Diverging Expectations for 2026: Fed vs. Market

Financial markets appear to have already scripted the scenario for 2026: a smooth series of interest rate cuts by the Federal Reserve, providing a respite for investors after one of the most aggressive tightening cycles in decades. Traders and analysts widely anticipate interest rates to fall to the 2.75% to 3.0% range by the end of 2026, significantly lower than the current 4% to 4.25% range. However, the Federal Reserve disagrees with this optimistic scenario.

The Fed's Caution: Inflation and the Labor Market

While the market anticipates a clear downward trend in interest rates, Federal Reserve officials paint a more complex picture, with a slower pace of cuts and extended pauses between each reduction. This caution reflects their commitment to fulfilling their dual mandate of "full employment and price stability." Their projections suggest that core inflation will remain above their 2% annual target and that the unemployment rate will hover around 4.4%. These conditions do not warrant significant and rapid rate cuts.

Potential Changes to the Federal Reserve Board

2026 is poised to witness significant changes in the membership of the Federal Reserve Board, potentially impacting the direction of monetary policy considerably. Jerome Powell's term as Fed Chair concludes in May 2026, and he may be succeeded by a new chair appointed by President Trump. Additionally, the ongoing legal dispute regarding Governor Lisa Cook's tenure creates further uncertainty. These changes in personnel could lead to a shift in policy views within the central bank.
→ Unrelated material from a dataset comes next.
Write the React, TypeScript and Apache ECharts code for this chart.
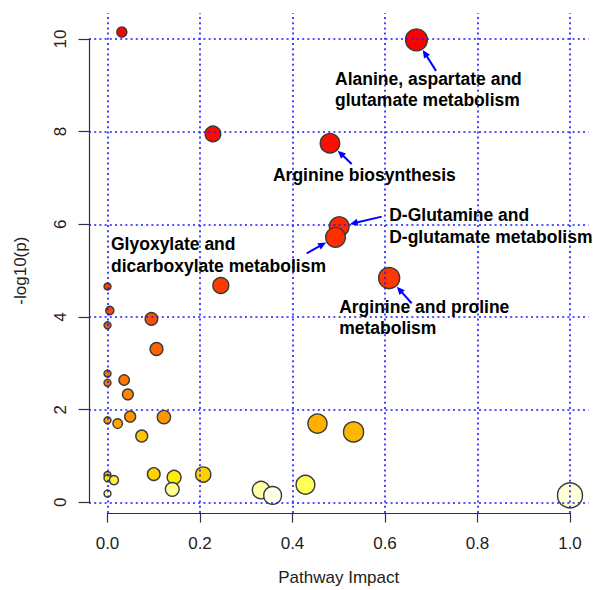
import React, { useEffect, useRef } from "react";
import * as echarts from "echarts";

// ---- data ----
const impact = [0.031, 0.668, 0.228, 0.481, 0.501, 0.493, 0.609, 0.245, 0, 0.005, 0.095, 0, 0.106, 0, 0.036, 0, 0.044, 0.049, 0.122, 0, 0.022, 0.454, 0.532, 0.074, 0.1, 0.207, 0, 0.144, 0, 0.014, 0.428, 0.14, 0.332, 0, 0.357, 1.0];
const negLog10P = [10.15, 9.98, 7.95, 7.75, 5.95, 5.72, 4.84, 4.68, 4.66, 4.14, 3.96, 3.82, 3.31, 2.78, 2.64, 2.58, 2.33, 1.85, 1.84, 1.77, 1.7, 1.7, 1.52, 1.43, 0.61, 0.6, 0.59, 0.54, 0.52, 0.48, 0.38, 0.28, 0.265, 0.19, 0.15, 0.15];
const xTicks = [0, 0.2, 0.4, 0.6, 0.8, 1.0];
const yTicks = [0, 2, 4, 6, 8, 10];
const annotatedNames = [
  "Alanine, aspartate and\nglutamate metabolism",
  "Arginine biosynthesis",
  "D-Glutamine and\nD-glutamate metabolism",
  "Glyoxylate and\ndicarboxylate metabolism",
  "Arginine and proline\nmetabolism",
];
const annotatedPoint = [1, 3, 4, 5, 6];

// ---- styles / layout ----
const heatPalette = [
  "#FF0000", "#FF0000", "#FF0A00", "#FF0D00", "#FF2600", "#FF2E00", "#FF3800", "#FF3C00", "#FF3E00",
  "#FF4800", "#FF5000", "#FF5200", "#FF6000", "#FF7000", "#FF7600", "#FF7A00", "#FF8400", "#FF9400",
  "#FF9600", "#FF9C00", "#FFA400", "#FFB000", "#FFB600", "#FFC400", "#FFD400", "#FFD000", "#D8C000",
  "#FFEE00", "#FFE800", "#FFF040", "#FFFF55", "#FFFF90", "#FFFFA8", "#FFFFC0", "#FFFFE8", "#FFFFD8",
];
// label top-left offset and arrow tail offset, relative to the point (px)
const annotationLayout = [
  { dx: -81.4, dy: 28, tx: 19.6, ty: 31 },
  { dx: -57, dy: 21, tx: 21.7, ty: 20.8 },
  { dx: 50, dy: -22.3, tx: 42.5, ty: -10 },
  { dx: -224.5, dy: -4, tx: -28.8, ty: 16 },
  { dx: -50, dy: 18, tx: 22.5, ty: 25.2 },
];

const W = 593;
const H = 590;
const PLOT = { left: 89, top: 13, width: 499.5, height: 500 };
const X_RANGE = [-0.04, 1.04];
const Y_RANGE = [-0.23, 10.56];
const FONT = '"Liberation Sans", Arial, sans-serif';
const TEXT_COLOR = "#222";

const radiusOf = (imp: number) => 3.5 + 9 * Math.sqrt(imp);

export default function App() {
  const ref = useRef<HTMLDivElement>(null);

  useEffect(() => {
    if (!ref.current) return;
    const chart = echarts.init(ref.current, undefined, { renderer: "svg" });

    const pxX = PLOT.width / (X_RANGE[1] - X_RANGE[0]);
    const pxY = PLOT.height / (Y_RANGE[1] - Y_RANGE[0]);
    const xT0 = xTicks[0], xT1 = xTicks[xTicks.length - 1];
    const yT0 = yTicks[0], yT1 = yTicks[yTicks.length - 1];
    const axLeft = PLOT.left + (xT0 - X_RANGE[0]) * pxX;
    const axRight = PLOT.left + (xT1 - X_RANGE[0]) * pxX;
    const axTop = PLOT.top + (Y_RANGE[1] - yT1) * pxY;
    const axBottom = PLOT.top + (Y_RANGE[1] - yT0) * pxY;

    const order = negLog10P.map((_, i) => i).sort((a, b) => negLog10P[b] - negLog10P[a]);
    const rank: number[] = [];
    order.forEach((idx, r) => (rank[idx] = r));

    const data = impact.map((x, i) => [x, negLog10P[i]]);

    chart.setOption({
      animation: false,
      grid: [
        { left: PLOT.left, top: PLOT.top, width: PLOT.width, height: PLOT.height, outerBoundsMode: "none" },
        { left: axLeft, top: axTop, width: axRight - axLeft, height: axBottom - axTop, outerBoundsMode: "none" },
      ],
      xAxis: [
        { type: "value", gridIndex: 0, min: X_RANGE[0], max: X_RANGE[1], show: false },
        {
          type: "value", gridIndex: 1, min: xT0, max: xT1, interval: 0.2, position: "bottom",
          offset: PLOT.top + PLOT.height - axBottom,
          axisLine: { show: true, onZero: false, lineStyle: { color: "#333", width: 1.2 } },
          axisTick: { show: true, length: 9.5, lineStyle: { color: "#333", width: 1.2 } },
          axisLabel: { fontSize: 17, fontFamily: FONT, color: TEXT_COLOR, margin: 22, formatter: (v: number) => v.toFixed(1) },
          splitLine: { show: false },
          name: "Pathway Impact", nameLocation: "middle", nameGap: 56,
          nameTextStyle: { fontSize: 17, fontFamily: FONT, color: TEXT_COLOR },
        },
      ],
      yAxis: [
        { type: "value", gridIndex: 0, min: Y_RANGE[0], max: Y_RANGE[1], show: false },
        {
          type: "value", gridIndex: 1, min: yT0, max: yT1, interval: 2, position: "left",
          offset: axLeft - PLOT.left,
          axisLine: { show: true, onZero: false, lineStyle: { color: "#333", width: 1.2 } },
          axisTick: { show: true, length: 10.5, lineStyle: { color: "#333", width: 1.2 } },
          axisLabel: { fontSize: 17, fontFamily: FONT, color: TEXT_COLOR, margin: 20, rotate: 90 },
          splitLine: { show: false },
          name: "-log10(p)", nameLocation: "middle", nameGap: 60, nameRotate: 90,
          nameTextStyle: { fontSize: 17, fontFamily: FONT, color: TEXT_COLOR },
        },
      ],
      series: [
        {
          type: "scatter", xAxisIndex: 0, yAxisIndex: 0, data: [], silent: true, z: 1,
          markLine: {
            silent: true, symbol: ["none", "none"], label: { show: false }, animation: false,
            lineStyle: { color: "#1a1aff", width: 1.6, type: [2, 3.2] },
            data: [...xTicks.map((v) => ({ xAxis: v })), ...yTicks.map((v) => ({ yAxis: v }))],
          },
        },
        {
          type: "scatter", xAxisIndex: 0, yAxisIndex: 0, z: 3, clip: false,
          data,
          symbol: "circle",
          symbolSize: (val: number[]) => 2 * radiusOf(val[0]),
          itemStyle: {
            color: (p: any) => heatPalette[rank[p.dataIndex]],
            borderColor: "#3a3a3a",
            borderWidth: 1.4,
            opacity: 1,
          },
        },
      ],
    });

    const graphics: any[] = [];
    annotatedPoint.forEach((pi, k) => {
      const lay = annotationLayout[k];
      const p = chart.convertToPixel({ xAxisIndex: 0, yAxisIndex: 0 }, data[pi]) as number[];
      const r = radiusOf(impact[pi]);
      graphics.push({
        type: "text", x: p[0] + lay.dx, y: p[1] + lay.dy, z: 100,
        style: {
          text: annotatedNames[k], fill: "#000", fontSize: 17.5, fontWeight: "bold",
          fontFamily: FONT, lineHeight: 21.5, verticalAlign: "top", align: "left",
        },
      });
      const tail = [p[0] + lay.tx, p[1] + lay.ty];
      const dxv = p[0] - tail[0], dyv = p[1] - tail[1];
      const len = Math.sqrt(dxv * dxv + dyv * dyv);
      const ux = dxv / len, uy = dyv / len;
      const tip = [p[0] - ux * (r + 1), p[1] - uy * (r + 1)];
      const hl = 8, hw = 3.6;
      const base = [tip[0] - ux * hl, tip[1] - uy * hl];
      graphics.push({
        type: "line", z: 99,
        shape: { x1: tail[0], y1: tail[1], x2: base[0] + ux * 2, y2: base[1] + uy * 2 },
        style: { stroke: "#0000ff", lineWidth: 2 },
      });
      graphics.push({
        type: "polygon", z: 99,
        shape: { points: [tip, [base[0] - uy * hw, base[1] + ux * hw], [base[0] + uy * hw, base[1] - ux * hw]] },
        style: { fill: "#0000ff" },
      });
    });
    chart.setOption({ graphic: graphics });

    return () => chart.dispose();
  }, []);

  return (
    <div style={{ position: "absolute", left: 0, top: 0, width: W, height: H, background: "#fff" }}>
      <div ref={ref} style={{ width: W, height: H }} />
    </div>
  );
}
Economic Challenges on the Horizon

The Federal Reserve faces several economic challenges in 2026 that could complicate monetary policy decisions. Tariffs continue to pose a risk to inflation, while consumer spending, though robust, is showing signs of slowing. The labor market is also a source of concern, with the unemployment rate rising and layoffs increasing. These factors could influence the pace and magnitude of rate cuts.

A "Cut, Pause, and Reassess" Scenario?

Instead of the continuous easing cycle that markets are pricing in, the Federal Reserve may adopt a more cautious approach of "cut, pause, and reassess." This strategy would allow them to evaluate the impact of each rate cut on inflation and growth before taking further action. This divergence in expectations between the Fed and the markets is a key theme to watch in the coming year, as it could lead to market volatility and investor disappointment if the optimistic forecasts do not materialize.